The Revival Study Bible is available in Asia, New Zealand and in Garden Valley, East Texas through www.moh.org.

About Winkie Pratney

By J. THOMAS ROGERS
ResonateNews.com

Winkie Pratney, the son of a cycling champion, grew up in Auckland, New Zealand. His youthful passion for chemistry began a lifelong pursuit to acquire knowledge, and led to him to build of his own scientific laboratory by the time he was a teenager. Encountering Christ as a teen, he turned from his career as a chemist and began to preach to his peers.

In-depth study of historical patterns of revival and church growth culminated in his first book, Youth Aflame: Manual for Discipleship in the 1960’s. This manual circulated worldwide via the youth missions outreaches, amid what became known as the Jesus People movement of the 1970's.

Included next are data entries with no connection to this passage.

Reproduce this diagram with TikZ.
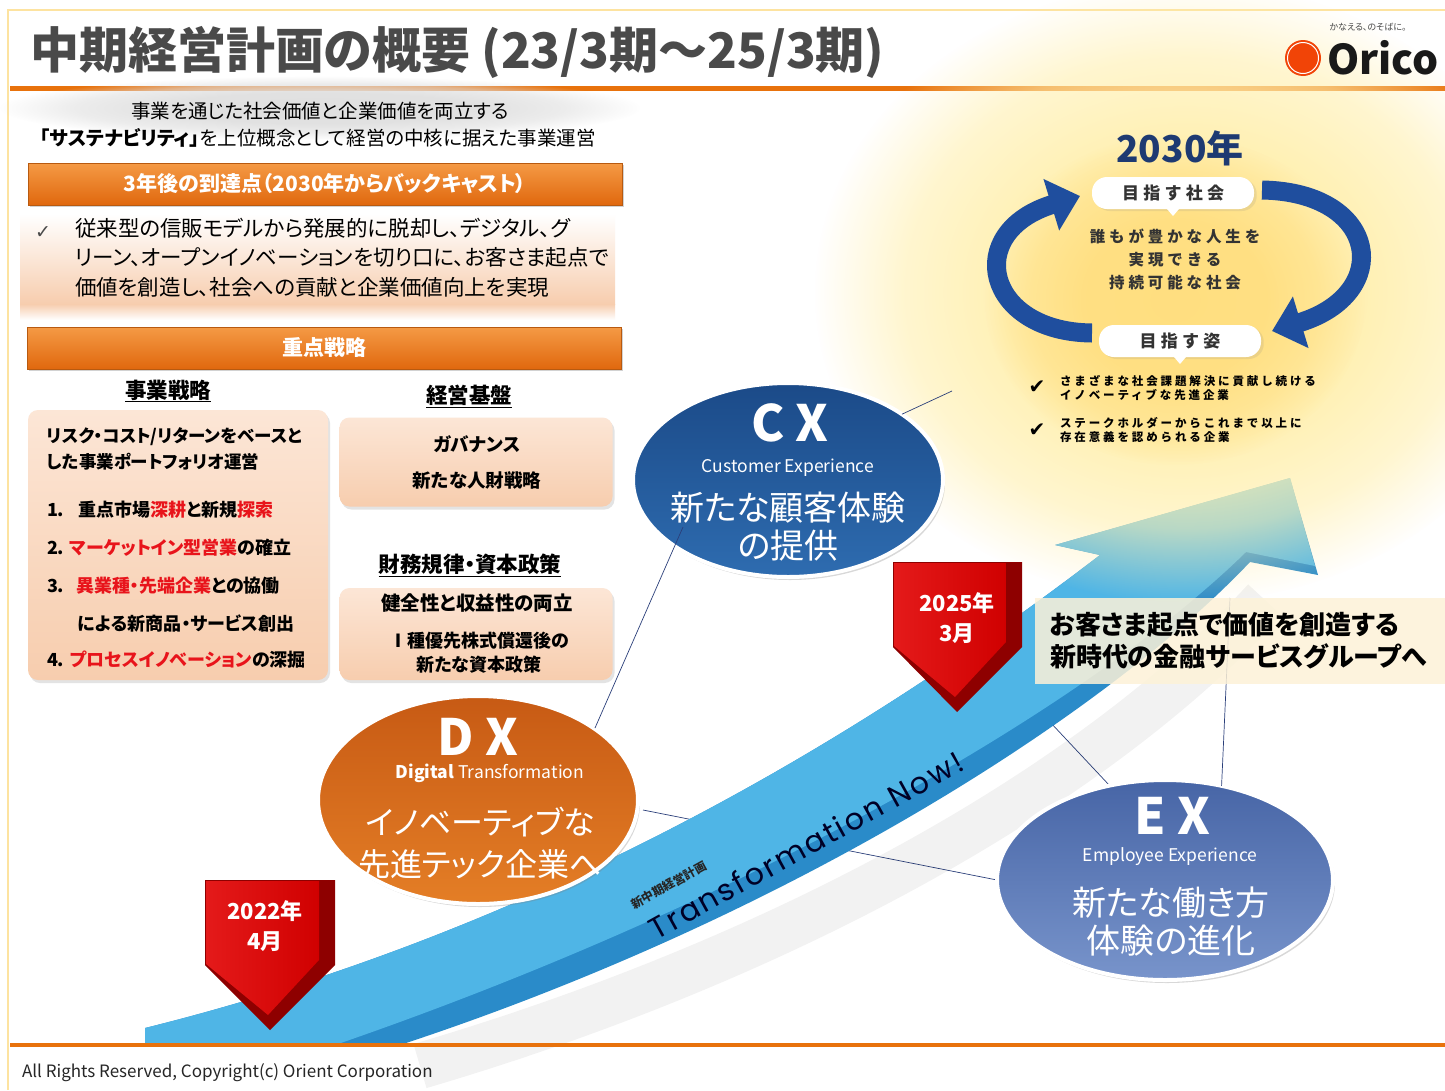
\documentclass[tikz,border=0pt]{standalone}
\usepackage{fontspec}
\setmainfont{Noto Sans CJK JP}[RawFeature=+palt]
\newfontfamily\spacedjp{Noto Sans CJK JP}[LetterSpace=25]
\newfontfamily\geofont{Poppins}[LetterSpace=8]
\newfontfamily\symfont{DejaVu Sans}
\usetikzlibrary{positioning,arrows.meta,shadows,fadings,shapes.geometric}

% palette
\definecolor{orgline}{HTML}{E8720C}
\definecolor{frameYellow}{HTML}{FDE3A0}
\definecolor{titleGray}{HTML}{4A4A4A}
\definecolor{barTop}{HTML}{F59A45}
\definecolor{barBot}{HTML}{E0680E}
\definecolor{barEdge}{HTML}{B85A10}
\definecolor{peachTop}{HTML}{FCE6D6}
\definecolor{peachBot}{HTML}{F7CDAE}
\definecolor{hlred}{HTML}{E8141B}
\definecolor{glowPale}{HTML}{FFF0B0}
\definecolor{glowCore}{HTML}{FFD970}
\definecolor{navy}{HTML}{1E3A72}
\definecolor{cycleBlue}{HTML}{1F4E9E}
\definecolor{pillText}{HTML}{333333}
\definecolor{lineNavy}{HTML}{2B3F7A}
\definecolor{bandTop}{HTML}{4FB5E6}
\definecolor{bandSide}{HTML}{2A8BC9}
\definecolor{cxTop}{HTML}{1B4A88}
\definecolor{cxBot}{HTML}{2E6CB0}
\definecolor{dxTop}{HTML}{C75A14}
\definecolor{dxBot}{HTML}{E47E26}
\definecolor{exTop}{HTML}{4765A6}
\definecolor{exBot}{HTML}{7894CB}
\definecolor{stampRed}{HTML}{D00000}
\definecolor{stampLight}{HTML}{E41A1A}
\definecolor{stampDark}{HTML}{8E0000}
\definecolor{cream}{HTML}{FDF2D8}

\newcommand{\fsz}[2]{\fontsize{#1}{#2}\selectfont}
\newcommand{\hl}[1]{\textcolor{hlred}{#1}}

% soft round fading for the glows (path box maps to 25bp)
\pgfdeclareradialshading{glowshade}{\pgfpointorigin}{%
  color(0bp)=(pgftransparent!0); color(12bp)=(pgftransparent!5);
  color(19bp)=(pgftransparent!40); color(25bp)=(pgftransparent!100);
  color(50bp)=(pgftransparent!100)}
\pgfdeclarefading{glowfade}{\pgfuseshading{glowshade}}

\begin{document}
\begin{tikzpicture}[x=1pt,y=-1pt,
  every node/.style={inner sep=0pt, outer sep=0pt},
  bar/.style={draw=barEdge, line width=0.8pt, top color=barTop, bottom color=barBot,
    minimum width=594pt, minimum height=42pt, text=white, font=\bfseries\fsz{21}{24},
    drop shadow={opacity=0.35, shadow xshift=2pt, shadow yshift=-2pt}},
  peachbox/.style={rounded corners=10pt, top color=peachTop, bottom color=peachBot,
    drop shadow={opacity=0.22, shadow xshift=2pt, shadow yshift=-3pt}},
  head/.style={font=\bfseries\fsz{21.5}{24}},
  item/.style={anchor=west, font=\bfseries\fsz{18}{22}},
  boxtext/.style={font=\bfseries\fsz{18.5}{22}},
  bubble/.style={ellipse, draw=white, line width=4pt,
    drop shadow={opacity=0.3, shadow xshift=2pt, shadow yshift=-3pt}},
  bigtag/.style={font=\bfseries\fsz{50}{54}, text=white},
  subtag/.style={font=\fsz{17.5}{20}, text=white},
  mission/.style={font=\fsz{34}{38}, text=white, align=center},
  pill/.style={rounded corners=15pt, fill=white, minimum width=162pt, minimum height=32pt,
    font=\spacedjp\bfseries\fsz{17}{20}, text=pillText,
    drop shadow={opacity=0.15, shadow yshift=-2pt}},
  smalljp/.style={font=\spacedjp\bfseries\fsz{11.5}{14.5}, anchor=west, align=left},
  connector/.style={draw=lineNavy, line width=0.7pt},
  cyclearrow/.style={draw=cycleBlue, line width=19pt, -{Triangle[length=30pt,width=52pt]}},
  stamp/.style={font=\bfseries\fsz{22}{30}, text=white, align=center}
]
\useasboundingbox (0,0) rectangle (1445,1090);
\fill[white] (0,0) rectangle (1445,1090);

% page frame
\draw[frameYellow, line width=2pt] (8,1090) -- (8,10) -- (1445,10);

% === Title ===
\node[anchor=west, font=\bfseries\fsz{49}{52}, text=titleGray] (title) at (30,52)
  {中期経営計画の概要 (23/3期～25/3期)};
\fill[orgline] (10,86) rectangle (1445,91);

% === Left column ===
\fill[black!12, path fading=glowfade] (320,108) ellipse [x radius=320, y radius=32];
\node[font=\fsz{19.5}{24}] (tag1) at (320,111) {事業を通じた社会価値と企業価値を両立する};
\node[font=\fsz{19.5}{24}] (tag2) at (318,138)
  {{\bfseries 「サステナビリティ」}を上位概念として経営の中核に据えた事業運営};

\node[bar] (goalbar) at (325,184) {3年後の到達点（2030年からバックキャスト）};

\shade[top color=white, bottom color=peachBot] (20,214) rectangle (615,304);
\shade[top color=peachBot, bottom color=white] (20,304) rectangle (615,320);
\node[font=\symfont\fsz{19}{22}, text=titleGray] (tick) at (43,233) {✓};
\node[anchor=north west, align=left, font=\fsz{21.5}{29.5}] (goaltext) at (75,218)
  {従来型の信販モデルから発展的に脱却し、デジタル、グ\\
   リーン、オープンイノベーションを切り口に、お客さま起点で\\
   価値を創造し、社会への貢献と企業価値向上を実現};

\node[bar] (focusbar) at (324,348) {重点戦略};

\node[head] (bizhead) at (168,391) {\underline{事業戦略}};
\node[head] (mgmthead) at (469,396) {\underline{経営基盤}};
\node[head] (finhead) at (470,565) {\underline{財務規律・資本政策}};

\node[peachbox, minimum width=300pt, minimum height=270pt] (bizbox) at (178,545) {};
\node[peachbox, minimum width=273pt, minimum height=89pt] (mgmtbox) at (476,462) {};
\node[peachbox, minimum width=273pt, minimum height=92pt] (finbox) at (476,634) {};

\node[item, font=\bfseries\fsz{17.5}{22}] (biz0) at (47,437) {リスク・コスト/リターンをベースと};
\node[item, font=\bfseries\fsz{17.5}{22}] (biz0b) at (47,462) {した事業ポートフォリオ運営};
\node[item] (biz1) at (47,510) {1.\hspace{14pt}重点市場\hl{深耕}と新規\hl{探索}};
\node[item] (biz2) at (47,548) {2. \hl{マーケットイン型営業}の確立};
\node[item] (biz3) at (47,586) {3.\hspace{12pt}\hl{異業種・先端企業}との協働};
\node[item] (biz3b) at (78,623) {による新商品・サービス創出};
\node[item] (biz4) at (47,660) {4. \hl{プロセスイノベーション}の深掘};

\node[boxtext] (gov) at (477,444) {ガバナンス};
\node[boxtext] (hr) at (477,480) {新たな人財戦略};
\node[boxtext, font=\bfseries\fsz{19.5}{22}] (fin1) at (477,603) {健全性と収益性の両立};
\node[boxtext, align=center, font=\bfseries\fsz{18}{24}] (fin2) at (479,653)
  {Ⅰ種優先株式償還後の\\新たな資本政策};

% === Rising arrow ===
\coordinate (dxrim) at (643,810);
\coordinate (bandfoot) at (1050,722);
\coordinate (headfoot) at (1230,598);

% lines running behind the arrow
\draw[connector] (dxrim) -- (997,880);
\draw[connector] (bandfoot) -- (1110,786);

% soft shadow under the arrow
\draw[black, opacity=0.05, line width=46pt] (420,1066) .. controls (780,960) and (1090,790) .. (1265,600);

\fill[bandSide] (145,1045) -- (145,1028)
  .. controls (500,940) and (820,770) .. (1100,555)
  -- (1055,545) -- (1290,478) -- (1318,575) -- (1250,562)
  .. controls (1100,720) and (780,920) .. (400,1045) -- cycle;
\fill[bandTop] (145,1045) -- (145,1028)
  .. controls (500,940) and (820,770) .. (1100,555)
  -- (1055,545) -- (1290,478) -- (1315,566) -- (1246,552)
  .. controls (1090,705) and (750,902) .. (335,1045) -- cycle;

\node[font=\bfseries\fsz{12}{14}, text=black!85, rotate=29] (bandsub) at (669,885) {新中期経営計画};
\node[font=\geofont\fsz{30}{34}, text=black!85!blue, rotate=29] (bandtext) at (806,845) {Transformation Now!};

% === 2030 glow ===
\fill[glowPale, path fading=glowfade] (1185,292) ellipse [x radius=370, y radius=310];
\fill[glowCore, opacity=0.75, path fading=glowfade] (1175,300) ellipse [x radius=190, y radius=165];

% === Logo ===
\node[font=\fsz{9}{10}, text=titleGray] (slogan) at (1368,27) {かなえる、のそばに。};
\fill[orgline!60!red] (1303,58) circle (18);
\draw[white, line width=1pt] (1303,58) circle (15.5);
\node[anchor=west, font=\bfseries\fsz{41}{44}, text=black!90] (logo) at (1327,58) {Orico};

\node[font=\bfseries\fsz{37}{40}, text=navy] (year2030) at (1180,148) {2030年};

\draw[cyclearrow] (1092,333) .. controls (985,332) and (962,232) .. (1080,196);
\draw[cyclearrow] (1262,190) .. controls (1380,192) and (1394,294) .. (1272,331);

\node[pill] (society) at (1173,193) {目指す社会};
\fill[white] ([xshift=-6pt]society.south) -- ([xshift=6pt]society.south) -- ([yshift=-7pt]society.south) -- cycle;
\node[font=\spacedjp\bfseries\fsz{15.5}{23}, align=center, text=pillText] (societytext) at (1175,259)
  {誰もが豊かな人生を\\実現できる\\持続可能な社会};

\node[pill] (ideal) at (1180,341) {目指す姿};
\fill[white] ([xshift=-6pt]ideal.south) -- ([xshift=6pt]ideal.south) -- ([yshift=-7pt]ideal.south) -- cycle;

\node[font=\symfont\fsz{20}{22}] (tick1) at (1037,387) {✔};
\node[font=\symfont\fsz{20}{22}] (tick2) at (1037,430) {✔};
\node[smalljp] (ideal1) at (1060,388) {さまざまな社会課題解決に貢献し続ける\\イノベーティブな先進企業};
\node[smalljp] (ideal2) at (1060,430) {ステークホルダーからこれまで以上に\\存在意義を認められる企業};
\coordinate (idealfoot) at (952,391);

% === Three bubbles ===
\node[bubble, top color=cxTop, bottom color=cxBot, minimum width=310pt, minimum height=194pt] (cx) at (788,480) {};
\node[bubble, top color=dxTop, bottom color=dxBot, minimum width=320pt, minimum height=208pt] (dx) at (478,800) {};
\node[bubble, top color=exTop, bottom color=exBot, minimum width=336pt, minimum height=200pt] (ex) at (1165,880) {};

\coordinate (cxfoot) at (683,527);
\coordinate (dxtop) at (595,728);
\draw[connector] (cxfoot) -- (dxtop);
\draw[connector] (cx.30) -- (idealfoot);

\node[bigtag] (cxtag) at (790,423) {C X};
\node[subtag] (cxsub) at (788,468) {Customer Experience};
\node[mission] (cxtext) at (788,527) {新たな顧客体験\\の提供};

\node[bigtag] (dxtag) at (478,737) {D X};
\node[subtag] (dxsub) at (490,773) {{\bfseries Digital} Transformation};
\node[mission, font=\fsz{32}{42}] (dxtext) at (480,843) {イノベーティブな\\先進テック企業へ};

\node[bigtag] (extag) at (1172,816) {E X};
\node[subtag] (exsub) at (1170,857) {Employee Experience};
\node[mission] (extext) at (1171,922) {新たな働き方\\体験の進化};

% === Date stamps ===
\begin{scope}[shift={(205,880)}]
  \fill[stampDark] (0,0) -- (130,0) -- (130,85) -- (65,150) -- (0,85) -- cycle;
  \shade[left color=stampLight, right color=stampRed] (1,1) -- (114,1) -- (114,80) -- (63,135) -- (1,84) -- cycle;
\end{scope}
\node[stamp] (start) at (265,926) {2022年\\4月};

\begin{scope}[shift={(893,562)}]
  \fill[stampDark] (0,0) -- (129,0) -- (129,85) -- (64,150) -- (0,85) -- cycle;
  \shade[left color=stampLight, right color=stampRed] (1,1) -- (113,1) -- (113,80) -- (62,135) -- (1,84) -- cycle;
\end{scope}
\node[stamp] (goal) at (957,618) {2025年\\3月};

% === Message on the right ===
\draw[connector] (ex.59) -- (headfoot);
\node[anchor=west, fill=cream, fill opacity=0.85, text opacity=1, text width=395pt, align=left,
  inner xsep=15pt, minimum height=86pt, font=\bfseries\fsz{26}{32}] (promise) at (1035,641)
  {お客さま起点で価値を創造する\\新時代の金融サービスグループへ};

% === Footer ===
\fill[orgline] (10,1043) rectangle (1445,1047);
\node[anchor=west, font=\fsz{17}{18}, text=black!85] (footer) at (22,1073)
  {All Rights Reserved, Copyright(c) Orient Corporation};
\end{tikzpicture}
\end{document}
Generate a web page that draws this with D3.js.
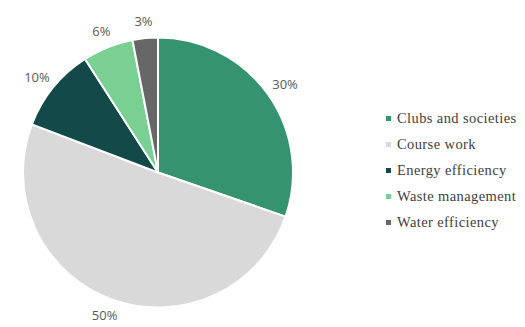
<!DOCTYPE html>
<html>
<head>
<meta charset="utf-8">
<script src="https://cdn.jsdelivr.net/npm/d3@7/dist/d3.min.js"></script>
<style>
  html, body { margin: 0; padding: 0; background: #ffffff; }
  svg { display: block; }
</style>
</head>
<body>
<svg id="chart" width="525" height="327"></svg>
<script>
// Share of activities (percent)
const categories = ["Clubs and societies", "Course work", "Energy efficiency", "Waste management", "Water efficiency"];
const values = [30, 50, 10, 6, 3];
const valueLabels = ["30%", "50%", "10%", "6%", "3%"];
const colors = ["#35936f", "#d9d9d9", "#134a49", "#7acf92", "#676767"];

const svg = d3.select("#chart");
const cx = 158, cy = 172.5, radius = 135, labelRadius = 143;

const color = d3.scaleOrdinal().domain(categories).range(colors);

const pie = d3.pie().sort(null).value(d => d.value);
const data = pie(categories.map((c, i) => ({ name: c, value: values[i], label: valueLabels[i] })));

const arc = d3.arc().innerRadius(0).outerRadius(radius);
const labelArc = d3.arc().innerRadius(labelRadius).outerRadius(labelRadius);

const g = svg.append("g").attr("transform", `translate(${cx},${cy})`);

g.selectAll("path.slice")
  .data(data)
  .join("path")
  .attr("class", "slice")
  .attr("d", arc)
  .attr("fill", d => color(d.data.name))
  .attr("stroke", "#ffffff")
  .attr("stroke-width", 2)
  .attr("stroke-linejoin", "round");

// Percent labels sit just outside the rim: the label box is pushed
// outward along the slice's mid-angle by half its width/height.
const pct = g.selectAll("text.pct")
  .data(data)
  .join("text")
  .attr("class", "pct")
  .attr("text-anchor", "middle")
  .attr("dominant-baseline", "central")
  .attr("font-family", "'Open Sans', 'Liberation Sans', sans-serif")
  .attr("font-size", 13)
  .attr("fill", "#595959")
  .text(d => d.data.label);

pct.attr("transform", function (d) {
  const [x, y] = labelArc.centroid(d);
  const bb = this.getBBox();
  const mid = (d.startAngle + d.endAngle) / 2;
  const dx = Math.sin(mid) * bb.width / 2;
  const dy = -Math.cos(mid) * bb.height / 2;
  return `translate(${x + dx},${y + dy})`;
});

// Legend
const legend = svg.append("g").attr("transform", "translate(386,118)");
const rowStep = 26;
const rows = legend.selectAll("g.item")
  .data(categories)
  .join("g")
  .attr("class", "item")
  .attr("transform", (d, i) => `translate(0,${i * rowStep})`);

rows.append("rect")
  .attr("x", 0).attr("y", -2)
  .attr("width", 5).attr("height", 5)
  .attr("fill", d => color(d));

rows.append("text")
  .attr("x", 11)
  .attr("y", 0)
  .attr("dominant-baseline", "central")
  .attr("font-family", "'Liberation Serif', 'Times New Roman', serif")
  .attr("font-size", 14.5)
  .attr("letter-spacing", 0.4)
  .attr("fill", "#404040")
  .text(d => d);
</script>
</body>
</html>
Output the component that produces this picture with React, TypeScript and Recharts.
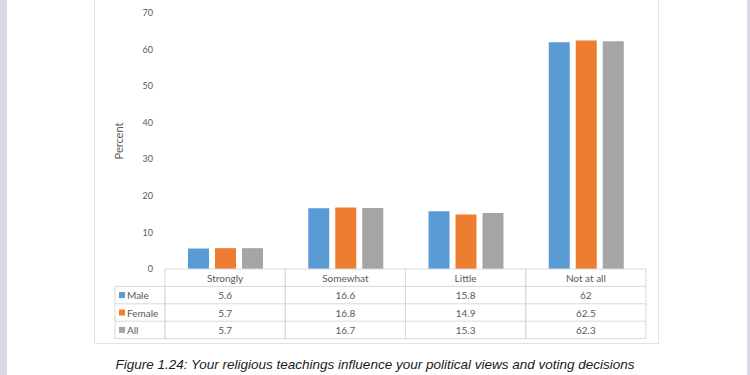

Teaching at youth events, festivals and leadership seminars since the 1960’s have sometimes gathered audiences of more than 500,000 in a single year to hear Pratney. As his family has alternated half of each year between New Zealand and East Texas in the United States, Pratney authored 17 books.

Extensive Biblical inquiry, broad historical study, and exhaustive participation in missions have uniquely prepared Pratney to serve as general editor of the Revival Study Bible.

Pratney is married to fellow New Zealander, Faeona Reese-Thomas. He continues to study, teach and travel with his wife and the couple's son, William.